— begin SUPPLIED MATERIAL —

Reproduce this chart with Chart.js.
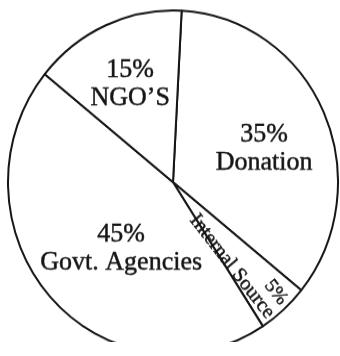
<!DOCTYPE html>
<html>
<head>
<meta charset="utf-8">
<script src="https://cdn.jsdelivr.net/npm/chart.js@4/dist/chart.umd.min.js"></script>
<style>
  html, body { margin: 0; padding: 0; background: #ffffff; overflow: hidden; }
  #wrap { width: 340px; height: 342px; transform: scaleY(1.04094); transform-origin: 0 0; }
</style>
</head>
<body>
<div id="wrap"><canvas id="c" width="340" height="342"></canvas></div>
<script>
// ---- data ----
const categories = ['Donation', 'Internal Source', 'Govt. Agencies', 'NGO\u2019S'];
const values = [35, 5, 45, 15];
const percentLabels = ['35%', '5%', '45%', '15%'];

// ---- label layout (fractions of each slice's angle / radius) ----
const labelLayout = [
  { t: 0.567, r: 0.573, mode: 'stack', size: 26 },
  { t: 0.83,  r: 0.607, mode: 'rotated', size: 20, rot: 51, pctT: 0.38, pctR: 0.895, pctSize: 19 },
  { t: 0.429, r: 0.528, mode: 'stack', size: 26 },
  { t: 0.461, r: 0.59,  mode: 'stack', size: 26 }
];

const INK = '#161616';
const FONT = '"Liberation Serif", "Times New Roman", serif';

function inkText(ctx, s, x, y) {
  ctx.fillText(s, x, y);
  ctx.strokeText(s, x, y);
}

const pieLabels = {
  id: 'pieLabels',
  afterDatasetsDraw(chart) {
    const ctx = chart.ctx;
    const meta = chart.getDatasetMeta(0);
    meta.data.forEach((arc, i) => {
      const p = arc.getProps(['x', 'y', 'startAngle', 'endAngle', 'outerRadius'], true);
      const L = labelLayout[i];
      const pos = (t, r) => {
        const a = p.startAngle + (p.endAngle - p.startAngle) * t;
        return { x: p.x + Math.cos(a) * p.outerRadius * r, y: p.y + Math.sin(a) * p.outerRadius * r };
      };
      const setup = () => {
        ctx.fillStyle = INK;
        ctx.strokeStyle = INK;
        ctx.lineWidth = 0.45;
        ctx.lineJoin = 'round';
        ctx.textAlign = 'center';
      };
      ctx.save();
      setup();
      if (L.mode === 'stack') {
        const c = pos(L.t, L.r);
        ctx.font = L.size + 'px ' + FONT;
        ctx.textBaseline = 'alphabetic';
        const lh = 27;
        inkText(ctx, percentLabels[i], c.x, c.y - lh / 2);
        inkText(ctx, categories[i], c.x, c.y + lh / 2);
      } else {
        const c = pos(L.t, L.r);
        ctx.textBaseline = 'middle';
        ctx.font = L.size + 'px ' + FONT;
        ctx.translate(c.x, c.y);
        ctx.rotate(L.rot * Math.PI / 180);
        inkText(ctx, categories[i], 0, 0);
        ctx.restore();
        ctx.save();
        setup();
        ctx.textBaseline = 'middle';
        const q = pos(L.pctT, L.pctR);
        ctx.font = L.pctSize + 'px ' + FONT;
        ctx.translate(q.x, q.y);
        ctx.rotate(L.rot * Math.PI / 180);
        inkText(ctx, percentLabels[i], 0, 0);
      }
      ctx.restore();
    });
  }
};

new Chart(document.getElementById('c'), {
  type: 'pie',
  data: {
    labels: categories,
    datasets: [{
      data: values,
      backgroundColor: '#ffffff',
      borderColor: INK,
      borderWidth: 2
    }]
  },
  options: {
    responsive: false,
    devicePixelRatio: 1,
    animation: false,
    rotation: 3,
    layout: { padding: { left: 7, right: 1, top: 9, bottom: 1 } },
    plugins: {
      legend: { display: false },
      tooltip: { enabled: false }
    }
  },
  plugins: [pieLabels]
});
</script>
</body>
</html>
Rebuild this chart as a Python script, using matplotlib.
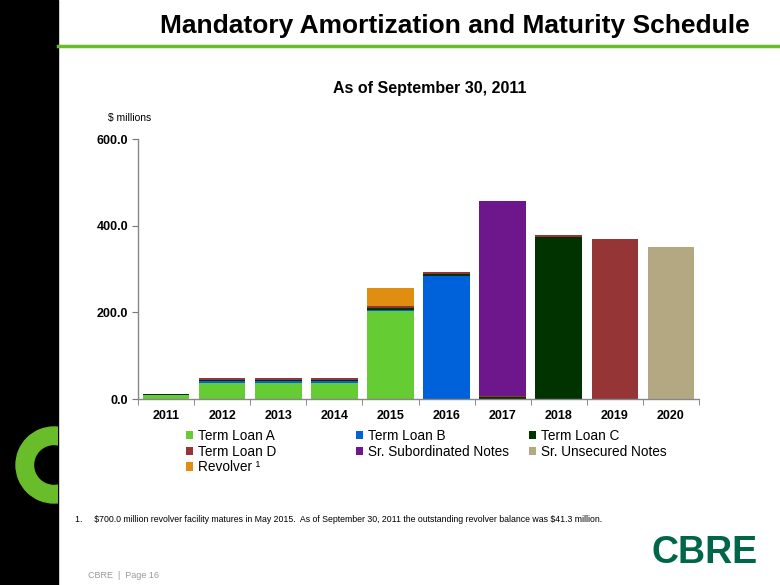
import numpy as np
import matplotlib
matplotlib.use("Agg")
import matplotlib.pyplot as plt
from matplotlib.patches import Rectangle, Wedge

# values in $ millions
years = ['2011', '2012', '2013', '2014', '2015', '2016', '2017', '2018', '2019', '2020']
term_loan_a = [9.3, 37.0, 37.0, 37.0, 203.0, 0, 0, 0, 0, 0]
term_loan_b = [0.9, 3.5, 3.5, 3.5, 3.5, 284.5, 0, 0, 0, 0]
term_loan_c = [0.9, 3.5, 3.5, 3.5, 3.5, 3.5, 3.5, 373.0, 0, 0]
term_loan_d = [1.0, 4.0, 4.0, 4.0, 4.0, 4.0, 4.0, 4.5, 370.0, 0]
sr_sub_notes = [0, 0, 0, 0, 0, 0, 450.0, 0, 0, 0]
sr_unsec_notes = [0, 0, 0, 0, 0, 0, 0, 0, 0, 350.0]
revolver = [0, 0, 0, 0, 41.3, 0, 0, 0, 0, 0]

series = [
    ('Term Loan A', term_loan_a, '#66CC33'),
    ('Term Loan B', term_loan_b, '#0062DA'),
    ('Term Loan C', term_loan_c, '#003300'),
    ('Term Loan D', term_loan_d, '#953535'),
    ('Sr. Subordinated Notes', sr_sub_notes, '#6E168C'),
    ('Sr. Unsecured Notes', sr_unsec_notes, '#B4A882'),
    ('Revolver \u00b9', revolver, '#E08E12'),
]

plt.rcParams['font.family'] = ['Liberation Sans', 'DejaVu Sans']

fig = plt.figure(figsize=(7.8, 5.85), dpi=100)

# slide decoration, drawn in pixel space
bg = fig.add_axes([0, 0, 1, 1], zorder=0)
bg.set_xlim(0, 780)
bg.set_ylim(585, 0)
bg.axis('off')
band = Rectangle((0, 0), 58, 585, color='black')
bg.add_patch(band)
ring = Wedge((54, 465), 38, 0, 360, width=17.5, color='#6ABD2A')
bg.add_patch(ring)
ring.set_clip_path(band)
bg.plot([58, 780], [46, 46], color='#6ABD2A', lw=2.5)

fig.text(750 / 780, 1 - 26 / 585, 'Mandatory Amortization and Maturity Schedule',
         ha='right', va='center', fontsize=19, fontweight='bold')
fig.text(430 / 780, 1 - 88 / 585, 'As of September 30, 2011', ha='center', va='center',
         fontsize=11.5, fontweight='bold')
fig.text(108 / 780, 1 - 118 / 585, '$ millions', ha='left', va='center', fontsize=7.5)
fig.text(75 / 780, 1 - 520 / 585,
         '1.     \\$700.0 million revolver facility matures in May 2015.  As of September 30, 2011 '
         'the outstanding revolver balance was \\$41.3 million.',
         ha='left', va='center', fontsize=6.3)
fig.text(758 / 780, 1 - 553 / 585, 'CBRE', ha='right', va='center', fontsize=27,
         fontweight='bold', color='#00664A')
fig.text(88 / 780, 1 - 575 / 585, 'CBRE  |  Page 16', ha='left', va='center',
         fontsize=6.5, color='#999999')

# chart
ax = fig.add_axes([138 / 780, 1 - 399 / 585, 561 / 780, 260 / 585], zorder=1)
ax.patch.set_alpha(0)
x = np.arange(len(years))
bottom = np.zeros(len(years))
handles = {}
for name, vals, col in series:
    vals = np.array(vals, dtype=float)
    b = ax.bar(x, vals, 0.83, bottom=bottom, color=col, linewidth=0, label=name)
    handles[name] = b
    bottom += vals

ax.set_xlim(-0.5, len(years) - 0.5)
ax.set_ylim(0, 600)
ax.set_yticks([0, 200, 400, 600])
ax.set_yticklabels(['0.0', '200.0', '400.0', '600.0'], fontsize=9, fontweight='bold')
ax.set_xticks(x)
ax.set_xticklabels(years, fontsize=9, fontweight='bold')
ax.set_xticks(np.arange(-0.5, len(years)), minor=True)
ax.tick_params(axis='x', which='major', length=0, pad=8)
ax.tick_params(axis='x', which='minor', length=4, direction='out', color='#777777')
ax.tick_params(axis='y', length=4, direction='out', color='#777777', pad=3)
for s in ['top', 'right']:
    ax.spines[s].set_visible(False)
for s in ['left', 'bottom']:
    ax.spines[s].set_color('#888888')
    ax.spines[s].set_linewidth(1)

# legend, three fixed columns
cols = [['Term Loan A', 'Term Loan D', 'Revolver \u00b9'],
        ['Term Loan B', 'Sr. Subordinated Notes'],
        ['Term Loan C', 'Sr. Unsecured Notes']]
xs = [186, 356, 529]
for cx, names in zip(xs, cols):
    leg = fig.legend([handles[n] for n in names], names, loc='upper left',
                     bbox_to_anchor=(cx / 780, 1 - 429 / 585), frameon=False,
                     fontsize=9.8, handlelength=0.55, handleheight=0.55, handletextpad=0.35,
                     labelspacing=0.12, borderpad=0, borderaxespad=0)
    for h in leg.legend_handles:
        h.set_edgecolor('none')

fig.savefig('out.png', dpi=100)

— end SUPPLIED MATERIAL —

> _REQUIREMENTS_: Across the data, tally the lines containing "script" and give back the number alone.

> _RESPONSE TO THIS EXERCISE_: 4